Building authority with content: brand, education, and thought leadership

Building authority with content: brand, education, and thought leadership

A real example from STOQ

Prior to me joining STOQ as the head of marketing, we had an agency churning out content for us. And none of their content was showing up for keywords most relevant to our business.

They called themselves a “content marketing” agency. And one of the core foundations of content marketing is keyword research and intent alignment.

Turns out, they did none of that! No wonder we weren’t getting any results.

This is how most content on the internet appears to be. Content for content’s sake, without any end business objective in mind.

We were paying them thousands of dollars each month, but got back negative value. Why negative? Because our brand started getting associated with irrelevant keywords that had nothing to do with our business.

And, that’s how you create anti-authority content.


What authority content really means

So, what’s the business objective of authority content?

Authority takes time to build.
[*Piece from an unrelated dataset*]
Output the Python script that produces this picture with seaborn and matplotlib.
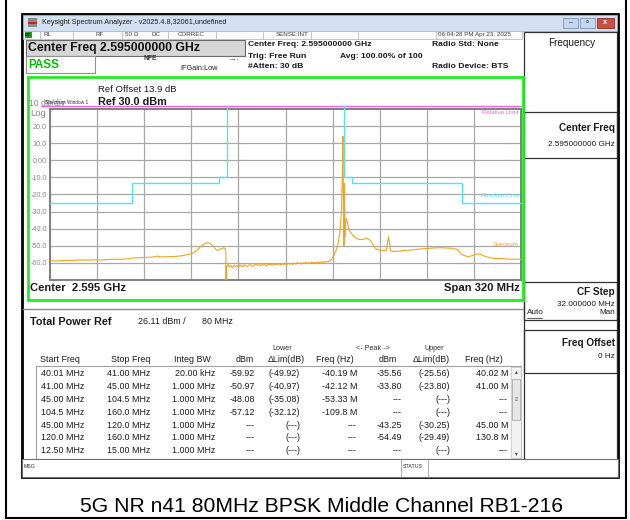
import numpy as np
import pandas as pd
import seaborn as sns
import matplotlib.pyplot as plt
from matplotlib.patches import Rectangle

# spectrum trace (MHz, dBm)
trace_freq = [2435, 2440, 2445, 2450, 2455, 2460, 2465, 2470, 2475, 2480, 2485, 2489, 2491, 2495,
              2500, 2505, 2508, 2510, 2515, 2520, 2525, 2528, 2531, 2533, 2535, 2537, 2539, 2541,
              2542.5, 2544, 2545.5, 2547, 2548.5, 2550, 2551.5, 2553, 2554.2, 2554.5, 2554.6, 2554.8,
              2556, 2557, 2558, 2559, 2560, 2561, 2562, 2563, 2564, 2565, 2566, 2567, 2568, 2569,
              2570, 2571, 2572, 2573, 2574, 2575, 2576, 2577, 2578, 2579, 2580, 2581, 2582, 2583,
              2584, 2585, 2586, 2587, 2588, 2589, 2590, 2591, 2592, 2593, 2594, 2595, 2596, 2597,
              2598, 2599, 2600, 2601, 2602, 2603, 2604, 2605, 2606, 2607, 2608, 2609, 2610, 2611,
              2612, 2613, 2614, 2615, 2616, 2617, 2618, 2619, 2620, 2621, 2622, 2623, 2624, 2625,
              2626, 2627, 2628, 2629, 2630, 2631, 2632, 2633, 2633.6, 2634.0, 2634.4, 2634.7, 2635.0,
              2635.3, 2635.6, 2636.2, 2636.8, 2637.5, 2638.5, 2640, 2641.5, 2643, 2645, 2647, 2648.5,
              2650, 2651.5, 2653, 2654.5, 2656, 2658, 2660, 2662, 2663.5, 2664.3, 2665, 2665.6, 2666.3,
              2668, 2671, 2675, 2680, 2685, 2690, 2695, 2700, 2705, 2709, 2712, 2714, 2716, 2719,
              2721, 2723, 2725.8, 2728, 2731, 2734, 2738, 2742, 2745, 2749, 2752, 2755]
trace_level = [-58.7, -58.9, -58.5, -58.6, -58.3, -58.4, -58.2, -58.3, -58.0, -57.9, -57.8, -57.6, -57.1, -57.0,
               -56.8, -56.6, -56.0, -56.5, -56.4, -56.2, -55.8, -55.2, -54.6, -54.0, -52.5, -50.8, -49.3, -48.5,
               -48.3, -48.8, -49.8, -51.5, -52.6, -52.2, -51.6, -51.2, -51.8, -54.0, -72.0, -62.5,
               -61.0, -62.4, -61.6, -62.8, -61.3, -62.1, -61.5, -62.6, -61.2, -61.9, -62.3, -61.0, -61.8, -62.2,
               -61.4, -60.9, -61.7, -62.0, -61.1, -60.4, -61.5, -61.0, -61.6, -60.8, -61.3, -61.0, -61.7, -60.6,
               -61.2, -60.9, -61.4, -60.7, -61.1, -60.5, -61.0, -60.6, -61.2, -60.3, -60.9, -60.5, -61.0, -60.2,
               -60.8, -60.4, -60.9, -60.1, -60.6, -59.8, -60.5, -60.0, -60.7, -59.9, -60.3, -59.6, -60.4, -59.9,
               -60.2, -59.5, -60.1, -59.7, -60.3, -59.4, -59.9, -59.3, -59.8, -59.2, -59.6, -59.0, -59.4, -58.8,
               -58.2, -57.0, -55.5, -53.5, -51.0, -47.5, -42.0, -30.0, -10.0, 14.0, -30.0, -50.0, -13.5,
               -45.0, -38.0, -34.0, -35.0, -38.5, -41.0, -43.0, -44.6, -45.5, -46.3, -46.4, -46.0,
               -45.5, -46.0, -47.3, -49.5, -51.5, -52.3, -52.6, -52.8, -52.5, -48.0, -44.7, -48.0, -52.9,
               -53.3, -53.2, -52.8, -52.5, -52.0, -51.6, -51.3, -51.1, -51.3, -51.5, -52.3, -54.5, -55.6, -56.3,
               -56.0, -55.3, -54.7, -55.2, -56.3, -57.0, -57.4, -57.5, -57.7, -57.9, -57.8, -58.0]

# limit lines
lower_mask_freq = [2435, 2490.5, 2550, 2555, 2555]
lower_mask_lim = [-25, -13, -10, 31.8, 31.8]
upper_mask_freq = [2635, 2635, 2640, 2715, 2755]
upper_mask_lim = [31.8, -10, -13, -25, -25]
relative_limit = 31.8

y_ticks = [20, 10, 0, -10, -20, -30, -40, -50, -60]
y_tick_labels = ['20.0', '10.0', '0.00', '-10.0', '-20.0', '-30.0', '-40.0', '-50.0', '-60.0']

# result table
start_freq = ['40.01 MHz', '41.00 MHz', '45.00 MHz', '104.5 MHz', '45.00 MHz', '120.0 MHz', '12.50 MHz']
stop_freq = ['41.00 MHz', '45.00 MHz', '104.5 MHz', '160.0 MHz', '120.0 MHz', '160.0 MHz', '15.00 MHz']
integ_bw = ['20.00 kHz', '1.000 MHz', '1.000 MHz', '1.000 MHz', '1.000 MHz', '1.000 MHz', '1.000 MHz']
lower_dbm = ['-59.92', '-50.97', '-48.08', '-57.12', '---', '---', '---']
lower_dlim = ['(-49.92)', '(-40.97)', '(-35.08)', '(-32.12)', '(---)', '(---)', '(---)']
lower_freq = ['-40.19 M', '-42.12 M', '-53.33 M', '-109.8 M', '---', '---', '---']
upper_dbm = ['-35.56', '-33.80', '---', '---', '-43.25', '-54.49', '---']
upper_dlim = ['(-25.56)', '(-23.80)', '(---)', '(---)', '(-30.25)', '(-29.49)', '(---)']
upper_freq = ['40.02 M', '41.00 M', '---', '---', '45.00 M', '130.8 M', '---']

sns.set_theme(style='white')
plt.rcParams['font.family'] = ['Liberation Sans', 'DejaVu Sans']

fig = plt.figure(figsize=(6.3, 5.2), dpi=100)
fig.patch.set_facecolor('white')

# whole-picture pixel canvas for the instrument chrome
bg = fig.add_axes([0, 0, 1, 1])
bg.set_xlim(0, 630)
bg.set_ylim(520, 0)
bg.axis('off')

def box(x0, y0, x1, y1, fc='none', ec='#404040', lw=0.8, z=1):
    bg.add_patch(Rectangle((x0, y0), x1 - x0, y1 - y0, fc=fc, ec=ec, lw=lw, zorder=z))

def txt(x, y, s, size=6.4, ha='left', color='#1a1a1a', weight='normal', **kw):
    bg.text(x, y, s, fontsize=size, ha=ha, va='center', color=color, fontweight=weight, **kw)

# outer frame + window
box(5.5, -3, 625.5, 517.5, ec='black', lw=1.5)
box(22, 14, 618, 477, fc='white', ec='black', lw=2)

# title bar
box(23, 15, 617, 30.5, fc='#d3e0f1', ec='#9fb3cc', lw=0.6)
box(28, 18, 37, 27, fc='#8a8a8a', ec='none')
box(28, 22, 37, 24, fc='#d02020', ec='none')
txt(42, 22.5, 'Keysight Spectrum Analyzer - v2025.4.8,32061,undefined', size=5.2, color='#202020')
box(563, 17.5, 578, 27.5, fc='#c6d6ec', ec='#7d93b2', lw=0.6)
box(580, 17.5, 595, 27.5, fc='#c6d6ec', ec='#7d93b2', lw=0.6)
box(597, 17.5, 614, 27.5, fc='#c9503f', ec='#8d3026', lw=0.6)
txt(570.5, 23, '–', size=5, ha='center', color='#203050')
txt(587.5, 22.5, '▫', size=6, ha='center', color='#203050')
txt(605.5, 22.5, 'x', size=5.5, ha='center', color='white', weight='bold')

# status row
box(23, 30.5, 522, 38.5, fc='#fbfbfb', ec='#b0b0b0', lw=0.5)
for sx in [40, 73, 122, 168, 216, 263, 311, 358, 436]:
    bg.plot([sx, sx], [30.5, 38.5], color='#b0b0b0', lw=0.5)
box(24.5, 31.5, 32, 37.5, fc='#1f9a1f', ec='none')
txt(28.2, 34.6, 'LXI', size=2.8, ha='center', color='black', weight='bold')
for sx, s in [(44, 'RL'), (95, 'RF'), (125, '50 Ω'), (152, 'DC'), (178, 'CORREC'), (276, 'SENSE:INT'),
              (438, '06:04:28 PM Apr 23, 2025')]:
    txt(sx, 34.6, s, size=4.5, color='#404040')

# header block
box(26, 39.5, 245, 55.5, fc='#d6d6d6', ec='#6a6a6a', lw=0.8)
txt(28, 47.5, 'Center Freq 2.595000000 GHz', size=8.8, weight='bold', color='#101010')
box(26, 56, 95, 73, fc='white', ec='#909090', lw=0.8)
txt(28, 64.5, 'PASS', size=8.4, weight='bold', color='#00c000')
txt(144, 59, 'NFE', size=4.8, weight='bold', color='#303030')
txt(234, 58.5, '-→-', size=4.5, ha='center', color='#303030')
txt(180, 68.5, 'IFGain:Low', size=5.3, color='#202020')
txt(248, 45, 'Center Freq: 2.595000000 GHz', size=6.1, weight='bold')
txt(248, 56, 'Trig: Free Run', size=6.1, weight='bold')
txt(248, 67, '#Atten: 30 dB', size=6.1, weight='bold')
txt(340, 56, 'Avg: 100.00% of 100', size=6.1, weight='bold')
txt(432, 45, 'Radio Std: None', size=6.1, weight='bold')
txt(432, 67, 'Radio Device: BTS', size=6.1, weight='bold')

# right soft-key panel
box(524, 32, 617, 460, fc='white', ec='#303030', lw=0.9)
box(524, 112, 617, 158, ec='#303030', lw=0.9)
box(524, 282, 617, 320, ec='#303030', lw=0.9)
box(524, 330, 617, 373, ec='#303030', lw=0.9)
txt(572, 43, 'Frequency', size=7.2, ha='center')
txt(615, 128, 'Center Freq', size=7.2, ha='right', weight='bold')
txt(615, 145, '2.595000000 GHz', size=5.9, ha='right')
txt(615, 292, 'CF Step', size=7.2, ha='right', weight='bold')
txt(615, 304, '32.000000 MHz', size=5.9, ha='right')
txt(527, 313, 'Auto', size=5.9, ha='left')
bg.plot([527, 542], [317.5, 317.5], color='#1a1a1a', lw=0.5)
txt(615, 313, 'Man', size=5.9, ha='right')
txt(615, 343, 'Freq Offset', size=7.2, ha='right', weight='bold')
txt(615, 356, '0 Hz', size=5.9, ha='right')

# graph frame and annotations
box(27.5, 76.5, 522.5, 300, ec='#22ee22', lw=2, z=3)
txt(98, 90, 'Ref Offset 13.9 dB', size=6.8)
txt(98, 102, 'Ref 30.0 dBm', size=7.8, weight='bold')
txt(29, 103, '10 dB/div', size=6.2, color='#8a8a8a')
txt(45, 102.5, 'Spectrum Window 1', size=3.4, color='#303030')
txt(30, 113.5, 'Log', size=6.8, color='#8a8a8a')
txt(30, 288, 'Center  2.595 GHz', size=8.1, weight='bold')
txt(520, 288, 'Span 320 MHz', size=8.1, ha='right', weight='bold')
bg.plot([23, 523], [309, 309], color='#8a8a8a', lw=1)

# power table
txt(30, 322, 'Total Power Ref', size=7.8, weight='bold')
txt(138, 322, '26.11 dBm /', size=6.4)
txt(202, 322, '80 MHz', size=6.4)
for x, s in [(282, 'Lower'), (373, '<- Peak ->'), (434, 'Upper')]:
    txt(x, 348, s, size=5.2, ha='center', color='#303030')
for x, s, ha in [(40, 'Start Freq', 'left'), (150, 'Stop Freq', 'right'), (211, 'Integ BW', 'right'),
                 (254, 'dBm', 'right'), (305, 'ΔLim(dB)', 'right'), (354, 'Freq (Hz)', 'right'),
                 (397, 'dBm', 'right'), (450, 'ΔLim(dB)', 'right'), (503, 'Freq (Hz)', 'right')]:
    txt(x, 359.5, s, size=6.4, ha=ha)
box(36, 366, 521, 459, fc='white', ec='#a0a0a0', lw=0.8)
box(511, 367, 521, 458, fc='#f2f2f2', ec='#c0c0c0', lw=0.5)
box(512, 379, 520, 420, fc='#e6e6e6', ec='#a0a0a0', lw=0.5)
txt(516, 372, '▴', size=4, ha='center', color='#404040')
txt(516, 400, '≡', size=4, ha='center', color='#707070')
txt(516, 454, '▾', size=4, ha='center', color='#404040')
columns = [(start_freq, 41, 'left'), (stop_freq, 150, 'right'), (integ_bw, 215, 'right'),
           (lower_dbm, 255, 'right'), (lower_dlim, 300, 'right'), (lower_freq, 357, 'right'),
           (upper_dbm, 402, 'right'), (upper_dlim, 450, 'right'), (upper_freq, 508, 'right')]
for i in range(len(start_freq)):
    ry = 374 + i * 12.8
    for col, x, ha in columns:
        txt(x, ry, col[i], size=6.4, ha=ha)

# message / status bar
box(22, 459, 618, 477, fc='white', ec='#707070', lw=0.8, z=4)
txt(24, 466, 'MSG', size=3.8, color='#303030', zorder=5)
bg.plot([401, 401], [459, 477], color='#a0a0a0', lw=0.6, zorder=5)
bg.plot([428, 428], [459, 477], color='#a0a0a0', lw=0.6, zorder=5)
txt(403, 466, 'STATUS', size=3.8, color='#303030', zorder=5)

# caption
txt(322, 507, '5G NR n41 80MHz BPSK Middle Channel RB1-216', size=15.2, ha='center', color='black')

# spectrum graticule
ax = fig.add_axes([50 / 630, 1 - 280 / 520, 471 / 630, 171 / 520])
ax.set_facecolor('white')
ax.set_xlim(2435, 2755)
ax.set_ylim(-70, 30)
ax.set_xticks(np.linspace(2435, 2755, 11))
ax.set_xticklabels([])
ax.set_yticks(y_ticks)
ax.set_yticklabels(y_tick_labels)
ax.tick_params(axis='both', length=0, pad=2.2, labelsize=5.2, labelcolor='#8a8a8a')
ax.grid(True, color='#a8a8a8', lw=0.9)
for sp in ax.spines.values():
    sp.set_color('#808080')
    sp.set_linewidth(1.4)

ax.axhline(relative_limit, xmin=-0.02, xmax=1, color='#f060f0', lw=1, clip_on=False, zorder=3)
sns.lineplot(x=lower_mask_freq, y=lower_mask_lim, ax=ax, color='#4fe4ee', lw=1,
             drawstyle='steps-post', sort=False, estimator=None, clip_on=False, zorder=3)
sns.lineplot(x=upper_mask_freq, y=upper_mask_lim, ax=ax, color='#4fe4ee', lw=1,
             drawstyle='steps-post', sort=False, estimator=None, clip_on=False, zorder=3)
trace = pd.DataFrame({'freq': trace_freq, 'level': trace_level})
sns.lineplot(data=trace, x='freq', y='level', ax=ax, color='#f6a21a', lw=0.8,
             sort=False, estimator=None, zorder=4)
ax.set_xlabel('')
ax.set_ylabel('')

ax.text(0.995, 29.2, 'Relative Limit', transform=ax.get_yaxis_transform(), fontsize=4.3,
        color='#f060f0', ha='right', va='top')
ax.text(0.995, -20.5, 'Absolute Limit', transform=ax.get_yaxis_transform(), fontsize=4.3,
        color='#4fe4ee', ha='right', va='center')
ax.text(0.995, -49.5, 'Spectrum', transform=ax.get_yaxis_transform(), fontsize=4.3,
        color='#f6a21a', ha='right', va='center')

fig.savefig('out.png', dpi=100, facecolor='white')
It’s a process:

  1. Keywords – does your content show up around the right keywords (most relevant to your business)?
  2. Intent – does it solve for what the customer is actually looking for?
  3. Shareworthiness – is it 10x better than alternatives? is it so useful that people want to share it?

When your content is so good it gets talked about in your niche, you’ve officially entered the realm of authority content.

Authority is something that is passed on to you, as a credit for producing great work in the community. 


How authority content spreads

When your content is:

  • well researched
  • deeply useful
  • inspiring or entertaining

…the community has no choice but to share it. And in doing so, they uplift their own status by demonstrating good taste.

Authority content → fuels word-of-mouth.

People say word-of-mouth cannot be engineered. Actually, it can. By producing great work – in both content and product.

  • If the content is great but the product sucks → it won’t sustain.
  • If both are great → word-of-mouth is inevitable.

And when word-of-mouth happens repeatedly in a niche, you build a brand. People start knowing you for “that thing.”


Thought leadership vs authority content

“Thought leadership” is an overused term.

How do you even decide who is the leader of so-and-so thoughts?

  • By their post engagement?
  • If so, LinkedIn is filled with cringe posts with high engagement. Does it make them thought leaders?

I don’t think so.

True thought leadership is more about authenticity than the content itself.

It requires:

  • the courage to share your truth authentically
  • a deep relationship with yourself
  • the ability to share words from your heart, not words designed to sound smart

This is the type of content that resonates.
This is the type of content that moves people.
This is the type of content that sticks in their minds.

And this, to me, is real thought leadership.


How we're thinking about it at STOQ

We think of authority content through the lens of K-I-S:

  • keywords → are we targeting and showing up for the most relevant keywords?
  • intent → are we solving what customers are actually searching for?
  • shareworthiness → is our content shareworthy? is it 10x better than the rest?

When your content keeps getting shared in a particular niche, you’ve built a brand.


The role of thought-leadership content in brand building

We value two things in thought leadership:

  • authenticity → being yourself
  • heart → words that come from your truth, not just to sound clever

Thought leadership isn’t about posting ideas online. It’s about showing up as yourself – the part that makes you, you – and having people connect with that.

People connect less with words that sound smart and more with the ones that come straight from your heart.


FAQs

Q1: What is authority content?
Authority content is content that ranks for the right keywords, solves real intent, and is share-worthy. It builds credibility in your niche and fuels word-of-mouth.

Q2: What is anti-authority content?
Anti-authority content is content created without business objectives or keyword alignment, often associating your brand with irrelevant terms.

Q3: How is thought leadership content different from authority content?
Authority content focuses on keyword, intent, and shareworthiness. Thought leadership content is rooted in authenticity and truth, making people connect deeply with you, and therefore, your brand.

Q4: How can authority content build a b2b saas brand?
Consistent authority content establishes trust, drives discovery through SEO, and creates repeated word-of-mouth, positioning your saas as the go-to in its category.